Astonishingly, Mr. Corcoran seems open to the idea of having billionaires make contributions despite the dis-equalizing impact it would have on public schools and despite the fact that the billionaire’s largesse would have the effect of setting spending priorities for publicly governed institutions. And even more astonishingly, the Superintendents in attendance were “ebullient”, giving Mr. Schwarzman a standing ovation. And no mention was made that the Abington PA school district that benefitted from Mr. Schwarzman’s largesse was one of the most affluent in PA: Abington spends more per pupil than 95% of the other districts in the State!

In the end, though, neither Mr. Corcoran nor the Abington Superintendent see the philanthropy of billionaires as a panacea.

But (Mr. Corcoran) doesn’t believe the notion represents a realistic cure for public school funding ills, and he says it would become a problem if people started treating private donations as a substitute for local tax dollars and state aid.

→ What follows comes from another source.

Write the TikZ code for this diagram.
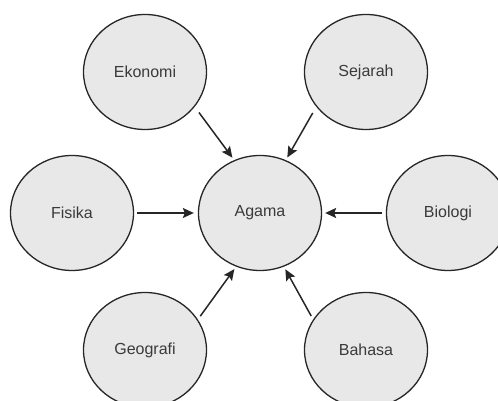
\documentclass[tikz,border=0pt]{standalone}
\usepackage{fontspec}
\setmainfont{Liberation Sans}
\definecolor{bubbleFill}{HTML}{E8E8E8}
\definecolor{bubbleLine}{HTML}{262626}
\definecolor{bubbleText}{HTML}{3A3A3A}
\usetikzlibrary{arrows.meta,shapes.geometric}

\begin{document}
\begin{tikzpicture}[x=1pt,y=1pt,
    subject/.style={ellipse, draw=bubbleLine, line width=1.3pt, fill=bubbleFill,
      minimum width=123pt, minimum height=115pt, inner sep=0pt,
      font=\fontsize{16}{18}\selectfont, text=bubbleText},
    feed/.style={-{Stealth[length=11pt,width=10pt,inset=2pt]}, line width=1.5pt, draw=bubbleLine}]
  % frame of the page
  \clip (0,0) rectangle (498,401);
  % centre subject
  \node[subject] (agama) at (260,188) {Agama};
  % surrounding subjects
  \node[subject] (ekonomi)  at (145,329) {Ekonomi};
  \node[subject] (sejarah)  at (366,329) {Sejarah};
  \node[subject] (fisika)   at (72,188)  {Fisika};
  \node[subject] (biologi)  at (448,188) {Biologi};
  \node[subject] (geografi) at (145,51)  {Geografi};
  \node[subject] (bahasa)   at (366,51)  {Bahasa};
  % arrows into the centre
  \draw[feed, shorten <=7pt, shorten >=3pt] (ekonomi.-35) -- (agama.116);
  \draw[feed, shorten <=7pt, shorten >=3pt] (sejarah.-145) -- (agama.64);
  \draw[feed, shorten <=3pt, shorten >=4pt] (fisika.east) -- (agama.west);
  \draw[feed, shorten <=4pt, shorten >=3pt] (biologi.west) -- (agama.east);
  \draw[feed, shorten <=4pt, shorten >=3pt] (geografi.30) -- (agama.-114);
  \draw[feed, shorten <=4pt, shorten >=3pt] (bahasa.150) -- (agama.-66);
\end{tikzpicture}
\end{document}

(Abington Superintendent) Sichel, despite her district’s recent good fortune, isn’t convinced private donations are a magic elixir or a replacement for public funding, either. She points out that Schwarzman’s gift is not a substitute for a district operating budget, which in Abington currently stands at $159 million, 28% of which comes from local funds.

“In Abington, this is not replacing an operating budget at all. This is $25 million for a targeted gift for building and renovating a high school. It’s a very targeted gift,” she said.

But, she says, to stay competitive and offer students the best programs and opportunities, public schools have to give it a try.

“This may not be a panacea, but it sure is another avenue to pursue,” she said.

Spoken like a Superintendent in a very affluent district where such an avenue exists… but having worked in both affluent and needy districts I feel it is inherently unfair for billionaires to make gifts to districts that are already well off compared to their neighbors and even “distant relatives”… especially if those gifts are “very targeted”. I am reminded of the response to a question raised at a meeting with the president of a college with a large endowment about “his decision” to spend millions on a golf shooting range in a student athletic facility. He remarked that a large gift for the overall facility was contingent on including this feature. That’s where “very targeted” donations lead.